● **Description of the task**: Would you pull out every line of the material that contains the string "matplotlib"?

-- Begin --

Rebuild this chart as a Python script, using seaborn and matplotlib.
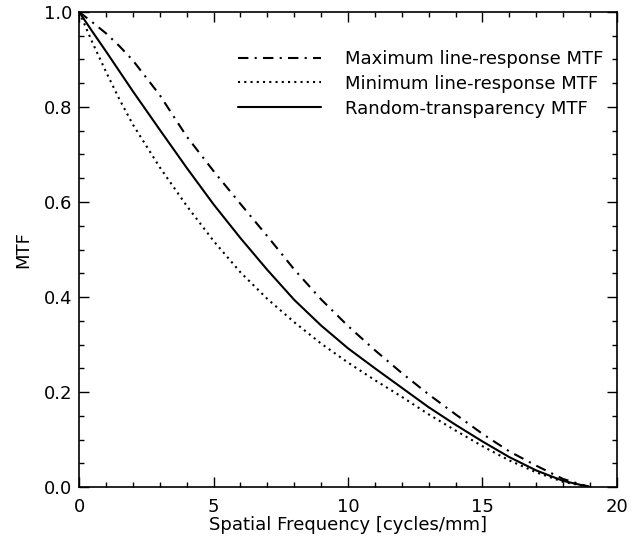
import numpy as np
import pandas as pd
import seaborn as sns
import matplotlib.pyplot as plt
from matplotlib.ticker import MultipleLocator

# spatial frequency [cycles/mm]
freq = [0, 0.5, 1, 1.5, 2, 3, 4, 5, 6, 7, 8, 9, 10, 11, 12, 13, 14, 15, 16, 17, 18, 19]

# MTF values
mtf_max = [1.0, 0.978, 0.955, 0.928, 0.898, 0.825, 0.738, 0.665, 0.596, 0.528, 0.458, 0.395,
           0.339, 0.288, 0.24, 0.195, 0.153, 0.112, 0.075, 0.045, 0.017, 0.0]
mtf_min = [1.0, 0.935, 0.874, 0.816, 0.763, 0.673, 0.592, 0.518, 0.452, 0.396, 0.347, 0.302,
           0.262, 0.225, 0.19, 0.153, 0.119, 0.086, 0.056, 0.031, 0.011, 0.0]
mtf_rand = [1.0, 0.958, 0.917, 0.875, 0.833, 0.752, 0.672, 0.595, 0.524, 0.457, 0.394, 0.34,
            0.292, 0.25, 0.209, 0.168, 0.131, 0.096, 0.063, 0.035, 0.013, 0.0]

labels = ['Maximum line-response MTF', 'Minimum line-response MTF',
          'Random-transparency MTF']

df = pd.concat([
    pd.DataFrame({'freq': freq, 'mtf': mtf_max, 'curve': labels[0]}),
    pd.DataFrame({'freq': freq, 'mtf': mtf_min, 'curve': labels[1]}),
    pd.DataFrame({'freq': freq, 'mtf': mtf_rand, 'curve': labels[2]}),
])

sns.set_theme(style="ticks")
plt.rcParams['font.family'] = ['DejaVu Sans']
plt.rcParams['text.color'] = 'black'
plt.rcParams['axes.labelcolor'] = 'black'

fig = plt.figure(figsize=(6.38, 5.43), dpi=100)
ax = fig.add_axes([0.124, 0.103, 0.843, 0.875])

styles = {labels[0]: (0, (5, 3, 1, 3)), labels[1]: (0, (1, 2)), labels[2]: '-'}
for lab in labels:
    sub = df[df['curve'] == lab]
    sns.lineplot(data=sub, x='freq', y='mtf', ax=ax, color='black', lw=1.5,
                 linestyle=styles[lab], label=lab, estimator=None, sort=False)

ax.set_xlim(0, 20)
ax.set_ylim(0, 1.0)
ax.xaxis.set_major_locator(MultipleLocator(5))
ax.xaxis.set_minor_locator(MultipleLocator(1))
ax.yaxis.set_major_locator(MultipleLocator(0.2))
ax.yaxis.set_minor_locator(MultipleLocator(0.05))
ax.yaxis.set_major_formatter(plt.FormatStrFormatter('%.1f'))
ax.tick_params(which='both', direction='in', top=True, right=True, labelsize=13,
               color='black', labelcolor='black', width=1.0)
ax.tick_params(which='major', length=7)
ax.tick_params(which='minor', length=3.5)
ax.tick_params(axis='x', which='both', pad=8)
ax.tick_params(axis='y', which='both', pad=5)
for sp in ax.spines.values():
    sp.set_linewidth(1.2)
    sp.set_color('black')

ax.set_xlabel('Spatial Frequency [cycles/mm]', fontsize=13, labelpad=0)
ax.set_ylabel('MTF', fontsize=13, labelpad=8)

ax.legend(loc='upper left', bbox_to_anchor=(0.296, 0.92), frameon=False,
          fontsize=13, handlelength=4.6, handletextpad=1.3, labelspacing=0.38,
          borderpad=0, borderaxespad=0)

fig.savefig('out.png', dpi=100)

-- End --

● **Exercise solution**:
Rebuild this chart as a Python script, using seaborn and matplotlib.
import matplotlib.pyplot as plt
from matplotlib.ticker import MultipleLocator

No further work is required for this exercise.